Tributary width is the total floor or roof area that loads onto the beam, measured perpendicular to the beam. For a beam centered between two parallel walls 24 feet apart, the tributary width is 12 feet (half the distance to each adjacent support).
What live load should I use for residential floors?
The IBC requires 40 PSF for habitable rooms, 30 PSF for sleeping rooms, and 100 PSF for decks and balconies. Garages require 50 PSF minimum. Always check your local building code as requirements may vary.
What is the difference between LVL and solid wood beams?
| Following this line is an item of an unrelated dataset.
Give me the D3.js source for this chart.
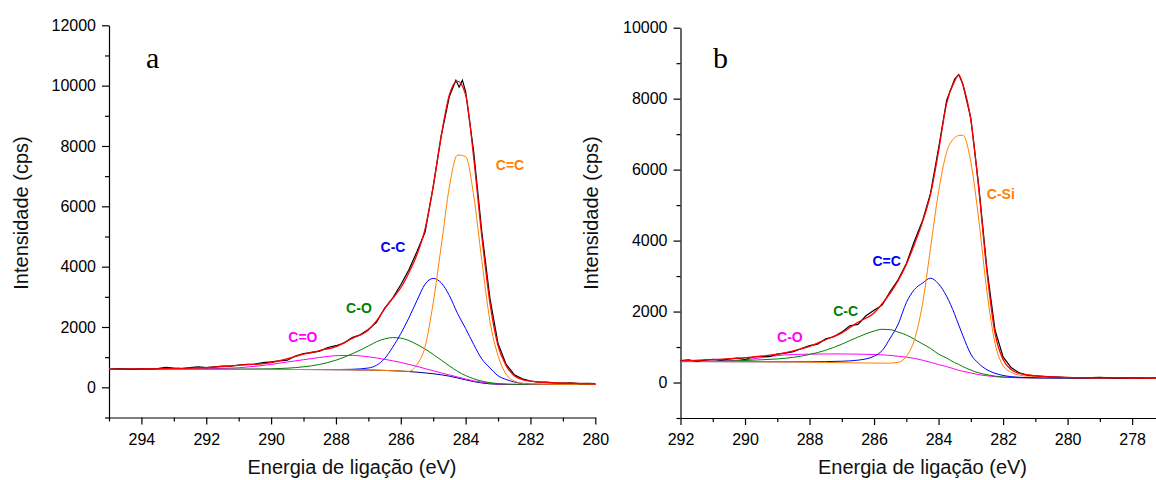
<!DOCTYPE html>
<html>
<head>
<meta charset="utf-8">
<script src="https://cdn.jsdelivr.net/npm/d3@7"></script>
<style>
  body { margin: 0; background: #fff; }
  svg text { font-family: "Liberation Sans", Arial, sans-serif; }
  .tick text { font-size: 16px; fill: #000; }
  .domain, .tick line { stroke: #000; stroke-width: 1.2; }
  .title { font-size: 20px; fill: #111; }
  .peak { font-size: 14px; font-weight: bold; }
  .panel { font-size: 30px; }
</style>
</head>
<body>
<svg id="chart" width="1156" height="480"></svg>
<script>
// panel a : energy grid of the fitted curves (eV)
const energyA = [295, 294, 293, 292, 291, 290, 289.5, 289, 288.5, 288, 287.5, 287, 286.75, 286.5, 286.25, 286, 285.75, 285.5, 285.25, 285,
  284.75, 284.5, 284.25, 284, 283.75, 283.5, 283.25, 283, 282.75, 282.5, 282.25, 282, 281.5, 281, 280.5, 280]
const envelopeA = [600, 610, 625, 650, 730, 820, 950, 1100, 1220, 1350, 1620, 1900, 2200, 2600, 2950, 3300, 3800, 4400, 5250, 6650,
  8350, 9700, 10150, 9700, 7600, 5000, 2800, 1380, 720, 380, 255, 205, 160, 140, 128, 118]
const backgroundA = [600, 598, 597, 596, 595, 593, 592, 590, 588, 585, 580, 573, 568, 560, 550, 538, 522, 502, 478, 450,
  415, 370, 310, 250, 190, 145, 115, 102, 97, 95, 95, 95, 95, 95, 95, 95]
const cdoA = [600, 600, 603, 615, 650, 760, 840, 915, 990, 1050, 1060, 1010, 975, 930, 880, 825, 760, 695, 620, 550,
  480, 410, 345, 275, 215, 170, 135, 112, 102, 97, 96, 95, 95, 95, 95, 95]
const coA = [600, 598, 597, 597, 600, 612, 635, 680, 760, 900, 1110, 1370, 1510, 1605, 1650, 1630, 1550, 1420, 1270, 1090,
  900, 710, 530, 390, 285, 205, 155, 122, 106, 100, 97, 95, 95, 95, 95, 95]
const ccA = [600, 598, 597, 596, 595, 593, 592, 590, 589, 588, 598, 640, 730, 950, 1330, 1780, 2300, 2880, 3420, 3610,
  3460, 3040, 2450, 1950, 1420, 940, 645, 385, 260, 176, 130, 108, 98, 95, 95, 95]
const cdcA = [600, 598, 597, 596, 595, 593, 592, 590, 588, 585, 580, 573, 568, 560, 550, 540, 530, 760, 1350, 2800,
  4700, 6650, 7700, 7650, 6350, 4200, 2200, 1050, 430, 210, 135, 110, 100, 97, 96, 95]
// panel a : measured spectrum
const rawEnergyA = [295, 294.75, 294.5, 294.25, 294, 293.75, 293.5, 293.25, 293, 292.75, 292.5, 292.25, 292, 291.75, 291.5, 291.25,
  291, 290.75, 290.5, 290.25, 290, 289.75, 289.5, 289.25, 289, 288.75, 288.5, 288.25, 288, 287.75, 287.5, 287.25, 287, 286.75,
  286.5, 286.25, 286, 285.75, 285.5, 285.25, 285, 284.75, 284.5, 284.3, 284.2, 284.1, 284, 283.75, 283.5, 283.25, 283, 282.75,
  282.5, 282.25, 282, 281.75, 281.5, 281.25, 281, 280.75, 280.5, 280.25, 280]
const rawA = [590, 615, 605, 595, 612, 608, 620, 660, 635, 625, 650, 675, 655, 680, 700, 705, 740, 760, 770, 820, 845, 880, 900,
  1040, 1120, 1150, 1200, 1320, 1380, 1470, 1650, 1740, 1920, 2150, 2620, 2960, 3400, 3900, 4500, 5150, 6650, 8350, 9650, 10180,
  9950, 10180, 9800, 7800, 5150, 2950, 1450, 760, 420, 280, 210, 175, 170, 150, 140, 145, 125, 130, 120]

// panel b : energy grid of the fitted curves (eV)
const energyB = [292, 291, 290, 289.5, 289, 288.5, 288, 287.5, 287, 286.5, 286, 285.75, 285.5, 285.25, 285, 284.75, 284.5, 284.25,
  284, 283.75, 283.5, 283.375, 283.25, 283, 282.75, 282.5, 282.25, 282, 281.75, 281.5, 281, 280.5, 280, 279, 278, 277.25]
const envelopeB = [611, 645, 700, 740, 800, 890, 1020, 1210, 1400, 1700, 1960, 2220, 2520, 2880, 3330, 3890, 4520, 5300,
  6520, 7870, 8500, 8668, 8400, 7400, 5430, 3120, 1390, 650, 370, 255, 190, 160, 145, 132, 128, 128]
const coB = [592, 605, 640, 700, 760, 790, 800, 805, 805, 800, 790, 780, 765, 740, 715, 680, 630, 570,
  505, 450, 380, 345, 315, 270, 220, 190, 165, 150, 140, 135, 128, 126, 125, 125, 125, 125]
const ccB = [590, 600, 620, 640, 665, 710, 790, 910, 1080, 1280, 1450, 1500, 1490, 1420, 1340, 1220, 1090, 960,
  800, 690, 560, 510, 450, 350, 270, 220, 180, 155, 145, 138, 130, 128, 126, 125, 125, 125]
const cdcB = [590, 588, 586, 585, 584, 584, 585, 590, 600, 630, 740, 900, 1250, 1650, 2250, 2620, 2800, 2940,
  2780, 2430, 1920, 1620, 1330, 800, 532, 360, 260, 200, 165, 148, 135, 130, 128, 125, 125, 125]
const csiB = [590, 588, 585, 583, 580, 577, 572, 566, 560, 553, 548, 545, 548, 570, 734, 1200, 2200, 3780,
  5380, 6490, 6900, 6960, 6970, 6220, 4560, 2560, 1110, 480, 290, 210, 165, 145, 135, 128, 125, 125]
// panel b : measured spectrum
const rawEnergyB = [292, 291.75, 291.5, 291.25, 291, 290.75, 290.5, 290.25, 290, 289.75, 289.5, 289.25, 289, 288.75, 288.5, 288.25,
  288, 287.75, 287.5, 287.25, 287, 286.75, 286.5, 286.25, 286, 285.75, 285.5, 285.25, 285, 284.75, 284.5, 284.25, 284, 283.75,
  283.5, 283.375, 283.25, 283, 282.75, 282.5, 282.25, 282, 281.75, 281.5, 281.25, 281, 280.75, 280.5, 280.25, 280, 279.5, 279,
  278.5, 278, 277.5, 277.25]
const rawB = [620, 640, 600, 630, 655, 630, 660, 690, 650, 720, 740, 730, 800, 830, 870, 960, 1040, 1080, 1230, 1290, 1420, 1600,
  1640, 1880, 2040, 2180, 2560, 2900, 3350, 3980, 4550, 5330, 6600, 7950, 8550, 8680, 8420, 7450, 5500, 3200, 1480, 720, 420,
  270, 210, 190, 175, 160, 150, 140, 130, 145, 125, 130, 120, 135]

// ticks
const xTicksA = [294, 292, 290, 288, 286, 284, 282, 280]
const xMinorA = [295, 293, 291, 289, 287, 285, 283, 281]
const yTicksA = [0, 2000, 4000, 6000, 8000, 10000, 12000]
const yMinorA = [-1000, 1000, 3000, 5000, 7000, 9000, 11000]
const xTicksB = [292, 290, 288, 286, 284, 282, 280, 278]
const xMinorB = [291, 289, 287, 285, 283, 281, 279]
const yTicksB = [0, 2000, 4000, 6000, 8000, 10000]
const yMinorB = [-1000, 1000, 3000, 5000, 7000, 9000]

const labelsA = ["C=O", "C-O", "C-C", "C=C"]
const labelsB = ["C-O", "C-C", "C=C", "C-Si"]

const root = d3.select("#chart")

function plotPanel(root, p) {
    let x = d3.scaleLinear().domain(p.xDomain).range(p.xRange)
    let y = d3.scaleLinear().domain(p.yDomain).range(p.yRange)
    let g = root.append("g")
    let base = p.yRange[0]

    g.append("g")
        .attr("transform", "translate(0," + base + ")")
        .call(d3.axisBottom(x).tickValues(p.xMinor).tickSize(4).tickFormat(""))
        .call(a => a.select(".domain").remove())
    g.append("g")
        .attr("transform", "translate(0," + base + ")")
        .call(d3.axisBottom(x).tickValues(p.xTicks).tickSize(7).tickSizeOuter(0).tickPadding(9).tickFormat(d3.format("d")))

    g.append("g")
        .attr("transform", "translate(" + p.xRange[0] + ",0)")
        .call(d3.axisLeft(y).tickValues(p.yMinor).tickSize(4).tickFormat(""))
        .call(a => a.select(".domain").remove())
    g.append("g")
        .attr("transform", "translate(" + p.xRange[0] + ",0)")
        .call(d3.axisLeft(y).tickValues(p.yTicks).tickSize(7).tickSizeOuter(0).tickPadding(6).tickFormat(d3.format("d")))

    let smooth = d3.line().x(d => x(d[0])).y(d => y(d[1])).curve(d3.curveMonotoneX)
    let rough = d3.line().x(d => x(d[0])).y(d => y(d[1]))

    p.series.forEach(s => {
        g.append("path")
            .datum(d3.zip(p.energy, s.values))
            .attr("d", smooth)
            .attr("fill", "none")
            .attr("stroke", s.color)
            .attr("stroke-width", 1)
    })

    g.append("path")
        .datum(d3.zip(p.rawEnergy, p.raw))
        .attr("d", rough)
        .attr("fill", "none")
        .attr("stroke", "#000")
        .attr("stroke-width", 1.2)

    g.append("path")
        .datum(d3.zip(p.energy, p.envelope))
        .attr("d", smooth)
        .attr("fill", "none")
        .attr("stroke", "#ff0000")
        .attr("stroke-width", 1.3)

    // peak names, placed in data coordinates
    p.notes.forEach(n => {
        g.append("text")
            .attr("class", "peak")
            .attr("x", x(n.e))
            .attr("y", y(n.v))
            .attr("text-anchor", "middle")
            .attr("fill", n.color)
            .text(n.text)
    })

    g.append("text")
        .attr("class", "panel")
        .attr("x", p.letterX)
        .attr("y", 68)
        .style("font-family", "'Liberation Serif', 'Times New Roman', serif")
        .text(p.letter)

    g.append("text")
        .attr("class", "title")
        .attr("text-anchor", "middle")
        .attr("x", p.xTitleX)
        .attr("y", 474)
        .text("Energia de ligação (eV)")

    g.append("text")
        .attr("class", "title")
        .attr("text-anchor", "middle")
        .attr("transform", "translate(" + p.yTitleX + ",213) rotate(-90)")
        .text("Intensidade (cps)")
}

plotPanel(root, {
    xDomain: [295, 280], xRange: [109, 595.3],
    yDomain: [-1000, 12000], yRange: [417.5, 25.3],
    xTicks: xTicksA, xMinor: xMinorA, yTicks: yTicksA, yMinor: yMinorA,
    energy: energyA, envelope: envelopeA,
    rawEnergy: rawEnergyA, raw: rawA,
    series: [
        {values: backgroundA, color: "#000080"},
        {values: cdoA, color: "#ff00ff"},
        {values: coA, color: "#008000"},
        {values: ccA, color: "#0000ff"},
        {values: cdcA, color: "#ff8000"}
    ],
    notes: [
        {text: labelsA[0], e: 289.02, v: 1500, color: "#ff00ff"},
        {text: labelsA[1], e: 287.29, v: 2450, color: "#008000"},
        {text: labelsA[2], e: 286.24, v: 4490, color: "#0000ff"},
        {text: labelsA[3], e: 282.63, v: 7200, color: "#ff8000"}
    ],
    letter: "a", letterX: 146, xTitleX: 352, yTitleX: 28
})

plotPanel(root, {
    xDomain: [292, 277.25], xRange: [680.5, 1156.3],
    yDomain: [-1000, 10000], yRange: [418, 27.7],
    xTicks: xTicksB, xMinor: xMinorB, yTicks: yTicksB, yMinor: yMinorB,
    energy: energyB, envelope: envelopeB,
    rawEnergy: rawEnergyB, raw: rawB,
    series: [
        {values: coB, color: "#ff00ff"},
        {values: ccB, color: "#008000"},
        {values: cdcB, color: "#0000ff"},
        {values: csiB, color: "#ff8000"}
    ],
    notes: [
        {text: labelsB[0], e: 288.61, v: 1130, color: "#ff00ff"},
        {text: labelsB[1], e: 286.88, v: 1880, color: "#008000"},
        {text: labelsB[2], e: 285.61, v: 3270, color: "#0000ff"},
        {text: labelsB[3], e: 282.07, v: 5175, color: "#ff8000"}
    ],
    letter: "b", letterX: 713, xTitleX: 922.5, yTitleX: 597.5
})
</script>
</body>
</html>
LVL (Laminated Veneer Lumber) has an allowable bending stress of 2,600 psi compared to 1,000 psi for Douglas Fir #2. This means LVL beams can span further or carry more load in the same size. LVL is also more dimensionally stable and available in longer lengths.
How do I determine dead load?
Dead load includes the weight of all permanent construction: framing (3-5 PSF), subfloor (2-3 PSF), finished floor (1-5 PSF), ceiling below (2-5 PSF), and mechanical/electrical (1-2 PSF). A typical wood-framed floor totals 10-15 PSF dead load.
When should I use a steel beam instead of wood?
Steel beams are preferred for spans over 20 feet, heavy point loads, limited depth conditions (steel is stronger per inch of depth), and where fire resistance is needed. Steel W-shapes are also ideal for open floor plans where columns must be minimized.
Do I need an engineer for beam sizing?
Most building departments require engineered calculations for structural beams, especially for load-bearing walls, headers over 6 feet, and any beam supporting more than one floor. This calculator provides preliminary sizing — always have a licensed structural engineer verify critical members.